Amanuensis Monday: Ezra Pound and the Bollingen Prize

Amanuensis: A person employed to write what another dictates or to copy what has been written by another.

I continue my project to transcribe family letters, journals, newspaper articles, audiotapes, and other historical artifacts. Not only do the documents contain genealogical information, the words breathe life into kin - some I never met - others I see a time in their life before I knew them.

I began this project back in February of 2009, and since then, many others have joined in on the meme.  Why do we transcribe?  I provide my three reasons in the linked post.  You may find others.  If you participate, feel free to leave a link to your post in the comments.


This week, I look at a newspaper article from March of 1949 concerning the controversy over Ezra Pound winning the Bollingen Prize for Literature after escaping a lifetime prison sentence for treason on the insanity plea. What does this have to do with my family history? A cousin was a psychiatrist on staff at the asylum, and is mentioned briefly at the end of the article. [The article was found in a search of Google News' archives.]

The Indian Express (Madras, India) – March 1, 1949 (Vol XVII, No. 97) - p. 7.


NEW YORK (By Mail)

Ezra Pound, the bearded 63-year-old American poet, who broadcast for Mussolini during the war, has won a £250 prize for a poem he began in a prison camp and finished in an asylum.

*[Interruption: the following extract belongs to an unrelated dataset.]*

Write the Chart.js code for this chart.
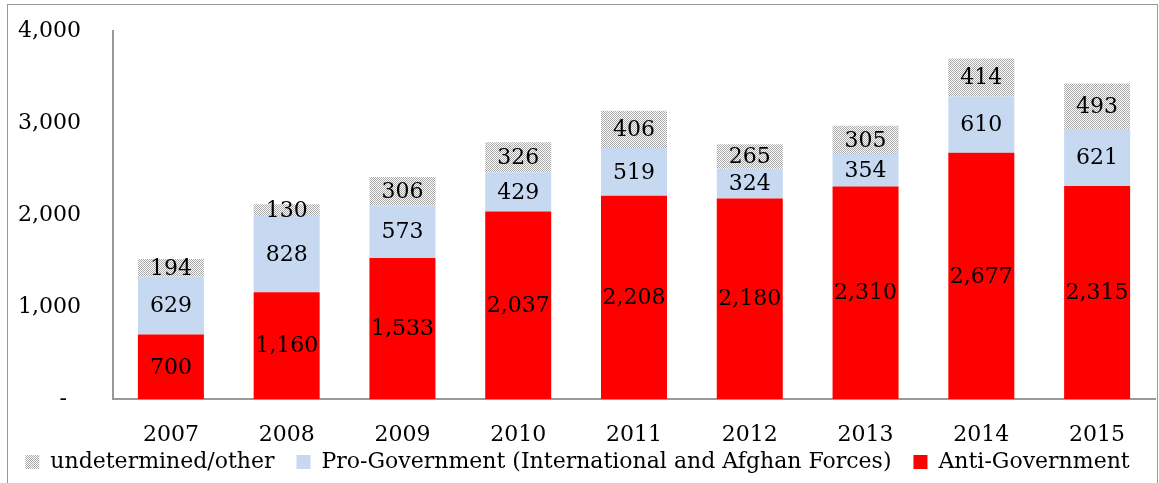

The judges say they are “aware that objections may be made to awarding a prize to a man situated as is Mr. Pound.

“In their view, however, the possibility of such objection did not alter the responsibility assumed by the jury of selection. To permit other considerations than that of poetic achievement to sway decision would destroy the significance of the award and would, in principle, deny the validity of that objective perception of value on which any civilized society must rest.”

The prize-winning verses, known as the “Pisan Cantos” are part of a life-work; there are now 84 Cantos in all.

Strange English

They are full of Chinese, Greek, Latin, French and Hebrew expressions, as well as Pound’s strange adaptation of English. Sample:

One tanka entitled shadow
Babao, or the hawk’s wing
Of no fortune and with a name to some
Is downright iniquity said J. Adams
At 35 instead of 21 65
Doubtless conditioned by what his father heard in Byzantium
Doubtless conditioned by the great Meyer Anselm
That old H had heard from the ass-eared militarist in Byzantium.

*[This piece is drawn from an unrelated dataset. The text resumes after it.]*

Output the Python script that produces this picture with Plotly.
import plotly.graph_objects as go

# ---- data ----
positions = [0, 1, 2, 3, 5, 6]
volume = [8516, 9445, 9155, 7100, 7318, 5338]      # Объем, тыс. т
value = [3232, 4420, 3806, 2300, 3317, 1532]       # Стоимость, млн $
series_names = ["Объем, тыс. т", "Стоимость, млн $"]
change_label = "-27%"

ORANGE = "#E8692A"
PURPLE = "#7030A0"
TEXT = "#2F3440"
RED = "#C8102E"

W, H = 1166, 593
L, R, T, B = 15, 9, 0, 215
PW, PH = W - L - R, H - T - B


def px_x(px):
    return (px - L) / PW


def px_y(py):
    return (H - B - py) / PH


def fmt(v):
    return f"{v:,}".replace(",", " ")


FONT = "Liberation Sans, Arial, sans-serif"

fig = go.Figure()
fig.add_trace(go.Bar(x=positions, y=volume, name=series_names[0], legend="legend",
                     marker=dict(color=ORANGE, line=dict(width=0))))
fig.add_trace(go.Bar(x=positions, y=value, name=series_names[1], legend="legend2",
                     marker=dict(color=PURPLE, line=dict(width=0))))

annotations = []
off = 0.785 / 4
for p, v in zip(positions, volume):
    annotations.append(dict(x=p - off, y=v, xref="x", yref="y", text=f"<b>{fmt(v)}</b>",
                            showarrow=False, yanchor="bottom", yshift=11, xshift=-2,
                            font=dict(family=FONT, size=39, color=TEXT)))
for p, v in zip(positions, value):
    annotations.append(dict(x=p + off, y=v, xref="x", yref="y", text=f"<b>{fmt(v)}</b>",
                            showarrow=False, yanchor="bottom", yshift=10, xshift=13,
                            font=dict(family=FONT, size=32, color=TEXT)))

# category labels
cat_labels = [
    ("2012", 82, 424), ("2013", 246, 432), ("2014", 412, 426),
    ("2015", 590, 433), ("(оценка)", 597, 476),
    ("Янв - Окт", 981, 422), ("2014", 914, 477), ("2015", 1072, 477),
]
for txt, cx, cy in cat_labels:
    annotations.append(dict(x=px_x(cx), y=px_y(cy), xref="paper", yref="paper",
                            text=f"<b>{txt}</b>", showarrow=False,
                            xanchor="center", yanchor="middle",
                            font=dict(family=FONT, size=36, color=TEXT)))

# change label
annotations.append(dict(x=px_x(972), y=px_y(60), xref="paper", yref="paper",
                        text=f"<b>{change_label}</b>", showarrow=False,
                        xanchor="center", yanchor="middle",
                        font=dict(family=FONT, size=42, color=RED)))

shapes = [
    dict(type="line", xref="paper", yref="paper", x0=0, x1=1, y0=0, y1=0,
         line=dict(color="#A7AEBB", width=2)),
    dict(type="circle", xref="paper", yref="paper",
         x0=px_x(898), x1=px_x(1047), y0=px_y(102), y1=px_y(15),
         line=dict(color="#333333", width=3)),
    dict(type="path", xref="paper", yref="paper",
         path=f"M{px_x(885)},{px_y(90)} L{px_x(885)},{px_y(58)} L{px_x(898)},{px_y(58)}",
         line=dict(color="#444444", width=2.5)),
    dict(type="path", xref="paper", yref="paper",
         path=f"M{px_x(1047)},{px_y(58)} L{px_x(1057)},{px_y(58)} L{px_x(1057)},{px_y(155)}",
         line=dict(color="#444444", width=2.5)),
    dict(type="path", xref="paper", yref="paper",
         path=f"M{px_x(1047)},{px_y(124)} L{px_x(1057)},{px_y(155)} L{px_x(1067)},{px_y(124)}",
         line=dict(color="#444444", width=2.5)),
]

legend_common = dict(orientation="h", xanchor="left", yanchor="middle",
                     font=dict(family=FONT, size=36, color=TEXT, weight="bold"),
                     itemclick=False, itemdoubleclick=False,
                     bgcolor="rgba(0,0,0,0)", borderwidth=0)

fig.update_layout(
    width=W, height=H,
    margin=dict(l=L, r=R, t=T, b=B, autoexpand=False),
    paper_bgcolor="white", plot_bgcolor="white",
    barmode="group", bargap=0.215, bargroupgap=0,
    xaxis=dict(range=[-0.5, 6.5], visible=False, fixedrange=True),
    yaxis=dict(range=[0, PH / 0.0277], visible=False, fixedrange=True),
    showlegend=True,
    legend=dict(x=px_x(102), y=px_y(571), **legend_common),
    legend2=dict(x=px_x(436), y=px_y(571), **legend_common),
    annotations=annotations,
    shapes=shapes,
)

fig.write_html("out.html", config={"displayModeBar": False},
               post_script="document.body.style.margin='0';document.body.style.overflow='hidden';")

He can also write like this (after the British 1945 election):

Oh to be in England now that Winston’s out,
Now that there’s room for doubt,
And the bank may be the nation’s.

Caught in Italy

Pound, who was caught in Italy in 1945, was brought to the U.S. to face a charge of high treason. A panel of alienists proved him insane and he was confined in a public mental institution.

Dr. Bernard Cruvant, on the institution staff, who is studying the cantos as part of the study of Pound’s state of mind, said to-day that his patient, told of the award, expressed gratification.

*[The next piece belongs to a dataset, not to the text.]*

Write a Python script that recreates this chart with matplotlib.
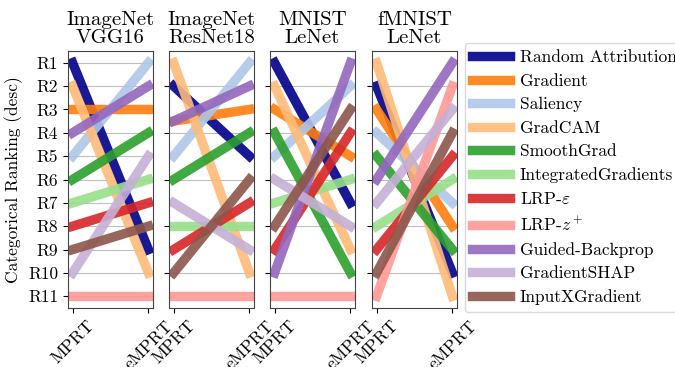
import matplotlib
matplotlib.use("Agg")
import matplotlib.pyplot as plt

plt.rcParams['font.family'] = ['cmr10', 'DejaVu Serif']
plt.rcParams['mathtext.fontset'] = 'cm'
plt.rcParams['axes.unicode_minus'] = False
plt.rcParams['axes.formatter.use_mathtext'] = True

methods = ['Random Attribution', 'Gradient', 'Saliency', 'GradCAM', 'SmoothGrad',
           'IntegratedGradients', r'LRP-$\varepsilon$', r'LRP-$z^+$',
           'Guided-Backprop', 'GradientSHAP', 'InputXGradient']
colors = ['#00008b', '#ff7f0e', '#aec7e8', '#ffbb78', '#2ca02c', '#98df8a',
          '#d62728', '#ff9896', '#9467bd', '#c5b0d5', '#8c564b']

titles = ['ImageNet\nVGG16', 'ImageNet\nResNet18', 'MNIST\nLeNet', 'fMNIST\nLeNet']
metrics = ['MPRT', 'eMPRT']
rank_labels = ['R1', 'R2', 'R3', 'R4', 'R5', 'R6', 'R7', 'R8', 'R9', 'R10', 'R11']

# rankings per method (same order as methods), MPRT then eMPRT
vgg16_mprt = [1, 3, 5, 2, 6, 7, 8, 11, 4, 10, 9]
vgg16_emprt = [9, 3, 1, 10, 4, 6, 7, 11, 2, 5, 8]
resnet18_mprt = [2, 3.5, 5, 1, 6, 8, 9, 11, 3.5, 7, 10]
resnet18_emprt = [5, 3, 1, 10, 4, 8, 7, 11, 2, 9, 6]
mnist_mprt = [1, 3, 5, 2, 4, 7, 9, 11, 10, 6, 8]
mnist_emprt = [7, 5, 2, 9, 10, 6, 4, 11, 1, 8, 3]
fmnist_mprt = [2, 3, 4, 1, 5, 8, 9, 11, 6, 7, 10]
fmnist_emprt = [10, 8, 7, 11, 9, 6, 5, 2, 1, 3, 4]

panels = [(vgg16_mprt, vgg16_emprt), (resnet18_mprt, resnet18_emprt),
          (mnist_mprt, mnist_emprt), (fmnist_mprt, fmnist_emprt)]

fig = plt.figure(figsize=(6.75, 3.67), dpi=100)
lefts = [68, 169, 270, 372]
for i, (left_vals, right_vals) in enumerate(panels):
    ax = fig.add_axes([lefts[i] / 675, 1 - 308 / 367, 85 / 675, 257 / 367])
    for m in range(len(methods)):
        ax.plot([0, 1], [left_vals[m], right_vals[m]], color=colors[m],
                lw=6.8, alpha=0.9, label=methods[m])
    ax.set_xlim(-0.06, 1.06)
    ax.set_ylim(11.5, 0.5)
    ax.set_xticks([0, 1])
    ax.set_xticklabels(metrics, rotation=45, fontsize=12.5)
    if i == 0:
        ax.set_yticks(range(1, 12))
        ax.set_yticklabels(rank_labels, fontsize=12.5)
        ax.set_ylabel('Categorical Ranking (desc)', fontsize=12.5)
    else:
        ax.set_yticks([2, 4, 6, 8, 10])
        ax.set_yticklabels([])
    ax.yaxis.grid(True, color='#b0b0b0', lw=0.8, alpha=0.8)
    ax.set_axisbelow(True)
    for s in ax.spines.values():
        s.set_color('#444444')
    ax.set_title(titles[i], fontsize=15, linespacing=0.95)

handles, labels = ax.get_legend_handles_labels()
fig.legend(handles, labels, loc='upper left', bbox_to_anchor=(465 / 675, 1 - 43 / 367),
           fontsize=12.5, frameon=True, edgecolor='#d0d0d0', handlelength=2.2,
           handletextpad=0.55, labelspacing=0.47, borderaxespad=0)

plt.savefig('out.png', dpi=100)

[The most famous poem written in an asylum is Christopher Smart’s]


1) Pound's insanity was called into question by researchers in 1981. (NYTimes article)

2) Dr. Bernard Cruvant was the son of David Cruvant, and the grandson of my second great grandfather, Moshe Leyb Cruvant.

3) I don't believe my cousin was involved with the original determination of Pound's insanity in 1946, but was assigned to the case afterwards.